- _STATED PROBLEM_:
Of the lines below, count those containing the word "chart". Reply with the number alone.

- _COLLECTED MATERIAL_:

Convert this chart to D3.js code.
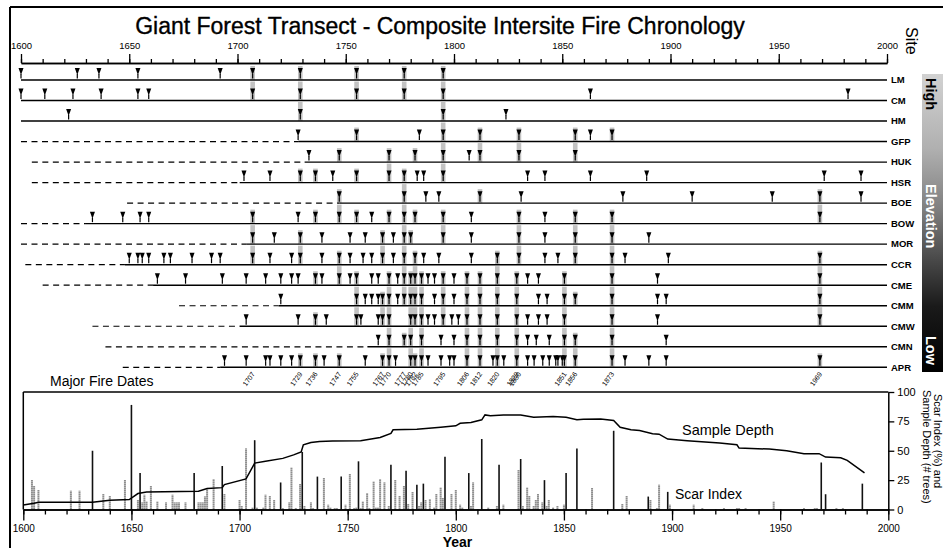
<!DOCTYPE html>
<html><head><meta charset="utf-8">
<script src="https://cdnjs.cloudflare.com/ajax/libs/d3/7.8.5/d3.min.js"></script>
<style>
html,body{margin:0;padding:0;background:#fff;}
svg{display:block;font-family:"Liberation Sans",Arial,sans-serif;}
</style></head>
<body>
<svg id="chart" width="943" height="548"></svg>
<script>
// ---------------- DATA ----------------
const sites = ["LM","CM","HM","GFP","HUK","HSR","BOE","BOW","MOR","CCR","CME","CMM","CMW","CMN","APR"];
const recordStart = [null,null,null,1600,1605,1605,1649,1600,1600,1602,1610,1673,1633,1639,1647]; // dashed part
const solidStart  = [1600,1600,1600,1728,1731,1701,1747,1630,1704,1648,1661,1719,1701,1760,1692];

const fires_LM  = [1600,1626,1636,1654,1692,1707,1729,1755,1777,1795];
const fires_CM  = [1600,1611,1624,1637,1654,1659,1707,1729,1755,1777,1795,1863,1982];
const fires_HM  = [1622,1729,1795,1824];
const fires_GFP = [1728,1755,1784,1795,1812,1830,1856,1863,1873];
const fires_HUK = [1733,1747,1770,1782,1795,1807,1812,1830,1856];
const fires_HSR = [1703,1715,1729,1736,1744,1755,1770,1777,1783,1786,1795,1834,1842,1863,1889,1971,1988];
const fires_BOE = [1747,1777,1787,1793,1812,1831,1878,1910,1947,1969,1988];
const fires_BOW = [1633,1647,1655,1659,1707,1728,1736,1747,1755,1762,1770,1777,1782,1795,1808,1830,1842,1856,1873,1969];
const fires_MOR = [1707,1717,1729,1739,1752,1759,1767,1772,1777,1780,1795,1808,1830,1842,1856,1873,1890];
const fires_CCR = [1650,1654,1656,1659,1666,1669,1679,1688,1692,1707,1715,1725,1729,1739,1747,1752,1758,1762,1767,1772,1777,1782,1786,1793,1808,1820,1830,1842,1848,1856,1873,1879,1899,1969];
const fires_CME = [1663,1676,1693,1704,1713,1720,1725,1728,1736,1739,1747,1752,1755,1762,1765,1770,1774,1777,1780,1782,1785,1788,1791,1795,1800,1806,1812,1820,1829,1834,1839,1851,1873,1894,1969];
const fires_CMM = [1720,1755,1759,1762,1765,1767,1770,1774,1777,1780,1782,1785,1791,1795,1800,1806,1812,1820,1829,1839,1843,1851,1856,1873,1894,1898,1969];
const fires_CMW = [1704,1728,1736,1741,1755,1757,1765,1767,1770,1780,1782,1785,1788,1791,1795,1799,1802,1806,1812,1820,1829,1834,1839,1843,1851,1873,1894,1969];
const fires_CMN = [1765,1770,1777,1780,1785,1794,1800,1806,1812,1820,1829,1834,1838,1844,1851,1856,1873,1898];
const fires_APR = [1694,1704,1713,1715,1720,1725,1729,1736,1740,1747,1759,1767,1770,1773,1780,1782,1785,1788,1794,1798,1800,1806,1812,1818,1820,1823,1829,1834,1837,1841,1844,1847,1848,1850,1851,1856,1873,1879,1890,1898,1969];
const fireYears = [fires_LM,fires_CM,fires_HM,fires_GFP,fires_HUK,fires_HSR,fires_BOE,fires_BOW,fires_MOR,fires_CCR,fires_CME,fires_CMM,fires_CMW,fires_CMN,fires_APR];

const majorFireDates = [1707,1729,1736,1747,1755,1767,1770,1777,1780,1782,1785,1795,1806,1812,1820,1829,1830,1851,1856,1873,1969];

const scarYears  = [1604,1605,1607,1622,1626,1632,1637,1640,1647,1650,1653,1654,1655,1656,1657,1659,1662,1666,1669,1670,1671,1672,1675,1679,1681,1682,1683,1684,1685,1688,1692,1693,1700,1701,1703,1706,1707,1708,1711,1712,1714,1716,1719,1720,1723,1724,1726,1728,1729,1730,1733,1734,1736,1739,1741,1742,1744,1745,1747,1749,1751,1753,1754,1755,1756,1757,1759,1760,1762,1763,1764,1765,1767,1769,1770,1772,1774,1776,1777,1778,1780,1782,1783,1784,1785,1786,1788,1790,1791,1793,1794,1795,1798,1800,1802,1803,1806,1807,1808,1812,1815,1819,1820,1822,1829,1830,1831,1833,1834,1836,1837,1838,1840,1841,1842,1843,1845,1847,1850,1851,1856,1863,1873,1877,1879,1889,1890,1893,1894,1898,1899,1910,1914,1924,1930,1931,1934,1947,1961,1966,1967,1969,1971,1976,1979,1988];
const scarValues = [25,20,17,16,16,50,13,12,25,89,8,31,6,12.5,7,20,7,6,12.5,6,6,6,6,31,6,6,6,11,18,26,37,13,8,3,52,2,59,2,2,12.5,12,8.5,23,1,6,36,1,22,49,3,6,1,28,27,4,2,1,1,28,4,30,1,2,41,1,7,14,1,24,2,2,26,23,3,38,25,12,20,33,5,15,21,3,6,22,8,9,2,13,19,10,45,13,17,4,2,31,3,23,60,2,3,38,4,34,43,3,19,12,3,8.5,13,6,25,3,8,2,3,4,31,52,18,67,5,12,11,8,1,21,15,4,4,1,1,1,1,1,7,1,1,1,40,13,1,1,22];
const darkBarYears = [1632,1650,1654,1679,1692,1707,1719,1729,1736,1747,1755,1770,1777,1782,1785,1795,1806,1812,1820,1830,1841,1851,1856,1873,1889,1898,1969,1971,1988];

const depthYears  = [1600,1605,1607,1632,1640,1649,1653,1657,1681,1685,1692,1693,1703,1707,1712,1720,1725,1728.5,1729.5,1733,1737,1743,1756,1765,1770,1771,1782,1793,1800,1802,1807,1812,1813.5,1816,1822,1830,1836,1845,1851,1856,1859,1867,1873,1876,1881,1885,1891,1894,1898,1907,1922,1930,1931,1945,1953,1961,1968,1971,1978,1981,1989];
const depthValues = [3.8,5.4,6.2,6.2,7.9,8.5,13.6,14.8,15.6,17.8,18.6,21.2,26,39.5,41,43.5,46.5,49,55,57,57.9,58.3,58.6,61.3,64.7,67.8,68.4,70.1,71.2,73.4,74,76.3,80.5,79.7,80.5,80.5,78.5,79.1,78.5,76.3,76.8,77.1,75.7,70,67.8,67.2,64.4,64.1,59.9,58.5,56.5,55.1,52.3,51.4,50,47.5,47.5,44.6,44.1,41.8,31.1];

const topTickYears = d3.range(1600, 2001, 50);
const minorTickYears = d3.range(1600, 2001, 10);
const rightTicks = [0,25,50,75,100];

// ---------------- DRAW ----------------
const svg = d3.select("#chart");

// frame
svg.append("line").attr("x1",10).attr("x2",943).attr("y1",7).attr("y2",7).attr("stroke","#000").attr("stroke-width",2);
svg.append("line").attr("x1",10).attr("x2",10).attr("y1",7).attr("y2",548).attr("stroke","#000").attr("stroke-width",2);

// title
const title = svg.append("text").attr("x",440).attr("y",34).attr("text-anchor","middle")
  .attr("font-size",22).attr("fill","#000").attr("stroke","#000").attr("stroke-width",0.35)
  .text("Giant Forest Transect - Composite Intersite Fire Chronology");
{ const w = title.node().getComputedTextLength(); title.attr("font-size", 22*610/w); }

const x = d3.scaleLinear().domain([1600,2000]).range([21,887]);
const rowY = d3.scalePoint().domain(sites).range([80,367.3]);

// top axis
const topMinor = svg.append("g").attr("transform","translate(0,63)")
  .call(d3.axisTop(x).tickValues(minorTickYears).tickSize(4).tickSizeOuter(0).tickFormat(""));
const topMajor = svg.append("g").attr("transform","translate(0,63)")
  .call(d3.axisTop(x).tickValues(topTickYears).tickSize(9).tickSizeOuter(0).tickFormat(d3.format("d")).tickPadding(5));
[topMinor, topMajor].forEach(g=>{
  g.select(".domain").attr("stroke","#000").attr("stroke-width",1.3);
  g.selectAll(".tick line").attr("stroke","#000").attr("stroke-width",1.3);
  g.selectAll(".tick text").attr("font-size",9.5).attr("font-family","Liberation Sans, Arial").attr("fill","#000");
});

// shading behind major-fire triangles
const shadeG = svg.append("g");
sites.forEach((s,i)=>{
  const y0 = rowY(s);
  fireYears[i].forEach(yr=>{
    if (!majorFireDates.includes(yr)) return;
    const prevHas = i>0 && fireYears[i-1].includes(yr);
    const top = prevHas ? rowY(sites[i-1]) + 1.5 : y0 - 14;
    shadeG.append("rect").attr("x", x(yr)-2.3).attr("width",4.6)
      .attr("y", top).attr("height", y0 - top).attr("fill","#c2c2c2");
  });
});

// row lines
const rowG = svg.append("g");
sites.forEach((s,i)=>{
  const y0 = rowY(s);
  if (recordStart[i] !== null) {
    rowG.append("line").attr("x1",x(recordStart[i])).attr("x2",x(solidStart[i]))
      .attr("y1",y0).attr("y2",y0).attr("stroke","#000").attr("stroke-width",1.2)
      .attr("stroke-dasharray","6,4.5");
  }
  rowG.append("line").attr("x1",x(solidStart[i])).attr("x2",x(2000))
    .attr("y1",y0).attr("y2",y0).attr("stroke","#000").attr("stroke-width",1.4);
  svg.append("text").attr("x",891).attr("y",y0).attr("dy","0.35em")
    .attr("font-size",9.5).attr("font-weight","bold").attr("fill","#000").text(s);
});

// fire scar triangles
const triG = svg.append("g");
sites.forEach((s,i)=>{
  const y0 = rowY(s);
  fireYears[i].forEach(yr=>{
    const cx = x(yr);
    triG.append("path")
      .attr("d", `M${cx-2.5},${y0-12}L${cx+2.5},${y0-12}L${cx},${y0-5}Z`).attr("fill","#000");
    triG.append("line").attr("x1",cx).attr("x2",cx).attr("y1",y0-6).attr("y2",y0-1.5)
      .attr("stroke","#000").attr("stroke-width",1.2);
  });
});

// "Site" label
svg.append("text").attr("transform","translate(905.5,27) rotate(90)")
  .attr("font-size",16).attr("fill","#000").text("Site");

// elevation bar
const defs = svg.append("defs");
const grad = defs.append("linearGradient").attr("id","elev").attr("x1",0).attr("x2",0).attr("y1",0).attr("y2",1);
[[0,"#d2d2d2"],[0.25,"#b0b0b0"],[0.45,"#808080"],[0.62,"#4a4a4a"],[0.78,"#1a1a1a"],[1,"#000"]]
  .forEach(([o,c])=>grad.append("stop").attr("offset",o).attr("stop-color",c));
svg.append("rect").attr("x",922).attr("y",74).attr("width",21).attr("height",298).attr("fill","url(#elev)");
svg.append("text").attr("transform","translate(926,78) rotate(90)").attr("font-size",14.5)
  .attr("font-weight","bold").attr("fill","#000").text("High");
svg.append("text").attr("transform","translate(926,184) rotate(90)").attr("font-size",14.5)
  .attr("font-weight","bold").attr("fill","#fff").text("Elevation");
svg.append("text").attr("transform","translate(926,336) rotate(90)").attr("font-size",14.5)
  .attr("font-weight","bold").attr("fill","#fff").text("Low");

// Major fire dates
svg.append("text").attr("x",50).attr("y",386).attr("font-size",14).attr("fill","#000").text("Major Fire Dates");
svg.append("g").selectAll("text").data(majorFireDates).join("text")
  .attr("transform", d=>`translate(${x(d)+2.5},374) rotate(-55)`)
  .attr("text-anchor","end").attr("font-size",7).attr("fill","#000").text(d=>d);

// ---------------- bottom panel ----------------
const x2 = d3.scaleLinear().domain([1600,2000]).range([23.3,888.3]);
const y2 = d3.scaleLinear().domain([0,100]).range([509.5,392]);

svg.append("line").attr("x1",x2(1600)).attr("x2",x2(2000)).attr("y1",y2(100)).attr("y2",y2(100)).attr("stroke","#000").attr("stroke-width",1.5);
svg.append("line").attr("x1",x2(1600)).attr("x2",x2(1600)).attr("y1",y2(100)).attr("y2",y2(0)).attr("stroke","#000").attr("stroke-width",1.5);

// scar index bars
svg.append("g").selectAll("line").data(scarYears.map((yr,i)=>({yr,v:scarValues[i]}))).join("line")
  .attr("x1",d=>x2(d.yr)).attr("x2",d=>x2(d.yr))
  .attr("y1",y2(0)).attr("y2",d=>y2(d.v))
  .attr("stroke",d=>darkBarYears.includes(d.yr)?"#111":"#6a6a6a")
  .attr("stroke-width",d=>darkBarYears.includes(d.yr)?1.6:2)
  .attr("stroke-dasharray",d=>darkBarYears.includes(d.yr)?null:"1.2,0.8");

// sample depth
svg.append("path").datum(depthYears.map((yr,i)=>[yr,depthValues[i]]))
  .attr("d", d3.line().x(d=>x2(d[0])).y(d=>y2(d[1])))
  .attr("fill","none").attr("stroke","#000").attr("stroke-width",1.5);

// bottom axis
const botMinor = svg.append("g").attr("transform",`translate(0,${y2(0)})`)
  .call(d3.axisBottom(x2).tickValues(minorTickYears).tickSize(5).tickSizeOuter(0).tickFormat(""));
const botMajor = svg.append("g").attr("transform",`translate(0,${y2(0)})`)
  .call(d3.axisBottom(x2).tickValues(topTickYears).tickSize(11).tickSizeOuter(0).tickFormat(d3.format("d")).tickPadding(4));
const rightAx = svg.append("g").attr("transform",`translate(${x2(2000)},0)`)
  .call(d3.axisRight(y2).tickValues(rightTicks).tickSize(6).tickSizeOuter(0).tickPadding(3));
[botMinor, botMajor, rightAx].forEach(g=>{
  g.select(".domain").attr("stroke","#000").attr("stroke-width",1.5);
  g.selectAll(".tick line").attr("stroke","#000").attr("stroke-width",1.3);
  g.selectAll(".tick text").attr("font-size",10).attr("font-family","Liberation Sans, Arial").attr("fill","#000");
});
rightAx.selectAll(".tick text").attr("font-size",11);

svg.append("text").attr("x",457.5).attr("y",546.5).attr("text-anchor","middle")
  .attr("font-size",14).attr("font-weight","bold").attr("fill","#000").text("Year");
svg.append("text").attr("x",682).attr("y",434.5).attr("font-size",14.5).attr("fill","#000").text("Sample Depth");
svg.append("text").attr("x",675).attr("y",498.5).attr("font-size",14).attr("fill","#000").text("Scar Index");

svg.append("text").attr("transform","translate(933.5,394) rotate(90)").attr("font-size",11).attr("fill","#000").text("Scar Index (%) and");
svg.append("text").attr("transform","translate(922.5,390) rotate(90)").attr("font-size",11).attr("fill","#000").text("Sample Depth (# trees)");
</script>
</body></html>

- _ANSWER TO THIS PROBLEM_:
3